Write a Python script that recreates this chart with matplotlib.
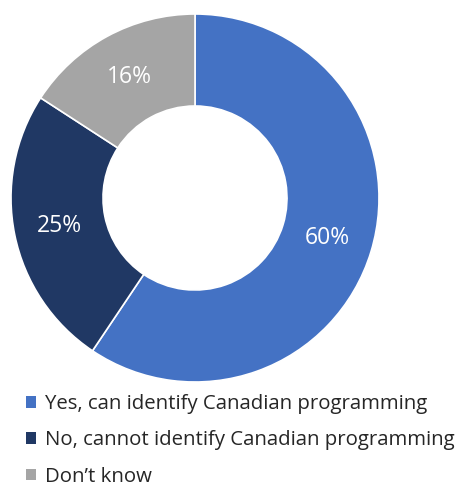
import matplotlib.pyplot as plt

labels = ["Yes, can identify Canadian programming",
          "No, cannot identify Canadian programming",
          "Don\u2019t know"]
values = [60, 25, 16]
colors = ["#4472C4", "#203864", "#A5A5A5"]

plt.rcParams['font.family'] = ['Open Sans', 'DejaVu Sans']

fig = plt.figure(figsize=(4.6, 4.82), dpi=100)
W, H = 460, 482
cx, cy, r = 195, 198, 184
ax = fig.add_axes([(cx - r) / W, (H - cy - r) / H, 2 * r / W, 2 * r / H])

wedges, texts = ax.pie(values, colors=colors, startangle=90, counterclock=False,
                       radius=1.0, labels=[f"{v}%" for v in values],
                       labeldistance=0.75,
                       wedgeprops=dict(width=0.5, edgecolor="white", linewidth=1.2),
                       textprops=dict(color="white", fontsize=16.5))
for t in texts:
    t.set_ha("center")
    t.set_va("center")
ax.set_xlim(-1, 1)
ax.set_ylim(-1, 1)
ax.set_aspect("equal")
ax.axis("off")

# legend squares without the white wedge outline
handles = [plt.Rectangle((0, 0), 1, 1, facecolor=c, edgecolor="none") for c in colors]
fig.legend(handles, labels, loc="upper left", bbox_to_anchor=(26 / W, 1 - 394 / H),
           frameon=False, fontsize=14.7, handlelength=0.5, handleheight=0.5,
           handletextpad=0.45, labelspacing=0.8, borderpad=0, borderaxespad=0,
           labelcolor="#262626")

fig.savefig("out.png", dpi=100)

» Exercise details
Make an exact copy of the data above, pictures excluded.

» Answer
Write a Python script that recreates this chart with matplotlib.
import matplotlib.pyplot as plt

labels = ["Yes, can identify Canadian programming",
          "No, cannot identify Canadian programming",
          "Don\u2019t know"]
values = [60, 25, 16]
colors = ["#4472C4", "#203864", "#A5A5A5"]

plt.rcParams['font.family'] = ['Open Sans', 'DejaVu Sans']

fig = plt.figure(figsize=(4.6, 4.82), dpi=100)
W, H = 460, 482
cx, cy, r = 195, 198, 184
ax = fig.add_axes([(cx - r) / W, (H - cy - r) / H, 2 * r / W, 2 * r / H])

wedges, texts = ax.pie(values, colors=colors, startangle=90, counterclock=False,
                       radius=1.0, labels=[f"{v}%" for v in values],
                       labeldistance=0.75,
                       wedgeprops=dict(width=0.5, edgecolor="white", linewidth=1.2),
                       textprops=dict(color="white", fontsize=16.5))
for t in texts:
    t.set_ha("center")
    t.set_va("center")
ax.set_xlim(-1, 1)
ax.set_ylim(-1, 1)
ax.set_aspect("equal")
ax.axis("off")

# legend squares without the white wedge outline
handles = [plt.Rectangle((0, 0), 1, 1, facecolor=c, edgecolor="none") for c in colors]
fig.legend(handles, labels, loc="upper left", bbox_to_anchor=(26 / W, 1 - 394 / H),
           frameon=False, fontsize=14.7, handlelength=0.5, handleheight=0.5,
           handletextpad=0.45, labelspacing=0.8, borderpad=0, borderaxespad=0,
           labelcolor="#262626")

fig.savefig("out.png", dpi=100)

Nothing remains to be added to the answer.